Today i thought about people. Yeah, People. Some of them are your friends, some of them are not friends, yet they are friends none the less. Maybe not your friends, but, someone Else’s friends. Must be. How can a person not be a friend to anyone. The conjecture, need  not feed on some Einstein’s mechanical mind for its proof . Even you guys can prove it. To each, his own ,they say, and they say it so well. But the fact is that no one needs to prove the veracity of the assumptions he takes in building the proof. And thus we have 6 billion or so different proofs, unpublished but True, none the less.

Secondly Nations don’t feed on infrastructure for growth, the feed on the minds of the citizens. The better the quality, the faster the growth. Growth that, not necessarily can be verified and put on paper, but growth that reflects on peoples‘ faces. Nothing holds back a nation like one thing. And that happens to be double standards which People follow, pursue, practice but never acknowledge because nobody tells them that they follow them. No. Actually, they don’t follow it voluntarily. They become a part of it. Jumping in the bandwagon never served anyone any good. Wake up to the fact, or you can stay as you are, ’cause you know what they said about ignorance being bliss and all.
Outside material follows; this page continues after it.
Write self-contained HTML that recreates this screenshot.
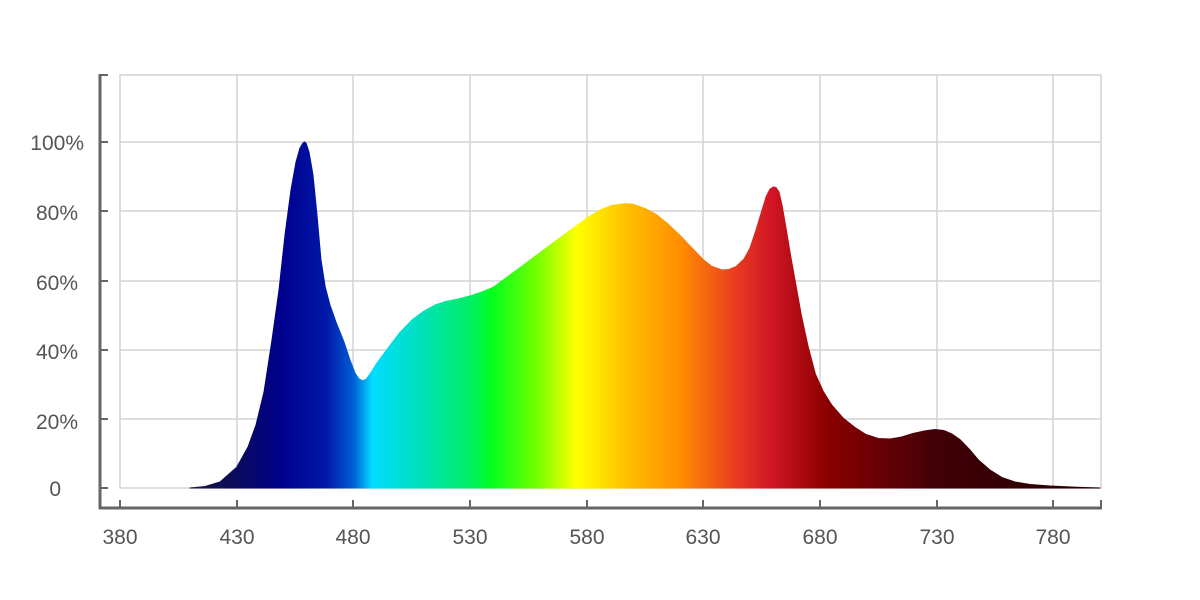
<!DOCTYPE html>
<html><head><meta charset="utf-8"><style>
html,body{margin:0;padding:0;background:#fff;}
svg{display:block;}
text{font-family:"Liberation Sans",Arial,sans-serif;font-size:21px;fill:#555;}
</style></head><body>
<svg width="1200" height="600" viewBox="0 0 1200 600">
<defs>
<linearGradient id="g" gradientUnits="userSpaceOnUse" x1="190" y1="0" x2="1100" y2="0">
<stop offset="0" stop-color="#1a1a40"/>
<stop offset="0.05" stop-color="#0b0b5c"/>
<stop offset="0.1" stop-color="#00008c"/>
<stop offset="0.15" stop-color="#0018a8"/>
<stop offset="0.18" stop-color="#0060d8"/>
<stop offset="0.2" stop-color="#00dcff"/>
<stop offset="0.25" stop-color="#00e0c0"/>
<stop offset="0.31" stop-color="#00f060"/>
<stop offset="0.33" stop-color="#00ff20"/>
<stop offset="0.38" stop-color="#70ff00"/>
<stop offset="0.425" stop-color="#ffff00"/>
<stop offset="0.48" stop-color="#ffc000"/>
<stop offset="0.54" stop-color="#ff8c00"/>
<stop offset="0.6" stop-color="#e83c20"/>
<stop offset="0.64" stop-color="#d01424"/>
<stop offset="0.7" stop-color="#8a0000"/>
<stop offset="0.82" stop-color="#420008"/>
<stop offset="1" stop-color="#200000"/>
</linearGradient>
</defs>
<rect x="120" y="75" width="981" height="413" fill="none" stroke="#d4d4d4" stroke-width="1.5"/>
<g stroke="#d4d4d4" stroke-width="1.5">
<line x1="237" y1="75" x2="237" y2="488"/><line x1="353" y1="75" x2="353" y2="488"/>
<line x1="470" y1="75" x2="470" y2="488"/><line x1="587" y1="75" x2="587" y2="488"/>
<line x1="703" y1="75" x2="703" y2="488"/><line x1="820" y1="75" x2="820" y2="488"/>
<line x1="937" y1="75" x2="937" y2="488"/><line x1="1053" y1="75" x2="1053" y2="488"/>
<line x1="120" y1="142" x2="1101" y2="142"/><line x1="120" y1="211" x2="1101" y2="211"/>
<line x1="120" y1="281" x2="1101" y2="281"/><line x1="120" y1="350" x2="1101" y2="350"/>
<line x1="120" y1="419" x2="1101" y2="419"/>
</g>
<path fill="url(#g)" stroke="url(#g)" stroke-width="1" stroke-linejoin="round" d="M190,488 L205,486.5 L220,482 L236.7,467.2 L248,447 L256,425 L264,392 L272,340 L279,290 L285,235 L291,190 L296,162 L300,148 L303,143 L304.5,142 L306,143 L309,152 L313,175 L317,215 L321,260 L325.3,287.3 L330,305 L336,322 L344,342 L350,360 L355,373 L359,379 L362.7,380.7 L366,379.5 L370,374 L376.7,363.4 L388,348 L400,332.3 L412,320 L423.3,311.5 L435,305 L446.7,301.2 L458,299 L470,296 L482,292 L493.3,287.3 L516.7,270 L540,252.7 L563.3,235.4 L586.7,218.1 L600,210 L612,205.5 L625,203.6 L633.3,204.3 L645,208.5 L656.7,214.7 L668,224 L680,235.4 L692,248 L703.3,259.6 L712,266.5 L722,270 L729,269.5 L736,266.6 L744,259 L750,248 L756,230 L761.7,211.2 L766,197 L770,189 L773.3,187 L776,187.5 L779,192 L782,205 L786,228 L790,252 L795,280 L801.3,315 L808,346 L815.3,373.8 L823,391 L831.7,405 L843,418 L855,427.5 L866,434.5 L878.3,438.5 L890,439 L901.7,437 L913,433.5 L925,430.9 L935,429.5 L943.7,430.5 L952,434 L960,439.6 L970,450 L978.7,460.3 L990,470 L1002,477.6 L1015,482 L1030,484.5 L1050,486 L1076.7,487.2 L1100,488 Z"/>
<g stroke="#666" stroke-width="3" fill="none">
<line x1="100" y1="74" x2="100" y2="509"/>
<line x1="99" y1="508" x2="1102" y2="508"/>
</g>
<g stroke="#666" stroke-width="2">
<line x1="100" y1="75" x2="108" y2="75"/><line x1="100" y1="142" x2="108" y2="142"/>
<line x1="100" y1="211" x2="108" y2="211"/><line x1="100" y1="281" x2="108" y2="281"/>
<line x1="100" y1="350" x2="108" y2="350"/><line x1="100" y1="419" x2="108" y2="419"/>
<line x1="100" y1="488" x2="108" y2="488"/>
<line x1="120" y1="500" x2="120" y2="508"/><line x1="237" y1="500" x2="237" y2="508"/>
<line x1="353" y1="500" x2="353" y2="508"/><line x1="470" y1="500" x2="470" y2="508"/>
<line x1="587" y1="500" x2="587" y2="508"/><line x1="703" y1="500" x2="703" y2="508"/>
<line x1="820" y1="500" x2="820" y2="508"/><line x1="937" y1="500" x2="937" y2="508"/>
<line x1="1053" y1="500" x2="1053" y2="508"/><line x1="1101" y1="500" x2="1101" y2="508"/>
</g>
<g text-anchor="end">
<text x="84" y="150">100%</text><text x="78" y="220">80%</text>
<text x="78" y="290">60%</text><text x="78" y="359">40%</text>
<text x="78" y="429">20%</text><text x="61" y="496">0</text>
</g>
<g text-anchor="middle">
<text x="120" y="544">380</text><text x="237" y="544">430</text><text x="353" y="544">480</text>
<text x="470" y="544">530</text><text x="587" y="544">580</text><text x="703" y="544">630</text>
<text x="820" y="544">680</text><text x="937" y="544">730</text><text x="1053" y="544">780</text>
</g>
</svg>
</body></html>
You has to be very careful in selecting People who will be the future victims of thecaustic crap you will throw on them some day eventually. One mishit and you lose another friend nay you lose many, many friends.

Most importantly, i gave term to a strange feeling that i had been feeling for long. I like to call it Obfuscated Repugnance. Just browse through the pages of your 1million page oxford dic for a better understanding of  the rather hidden meaning.

Thus completes yet another adventure in trying to keep up with the People of this fast paced and developing nation. A place where People always end up playing the catch up game.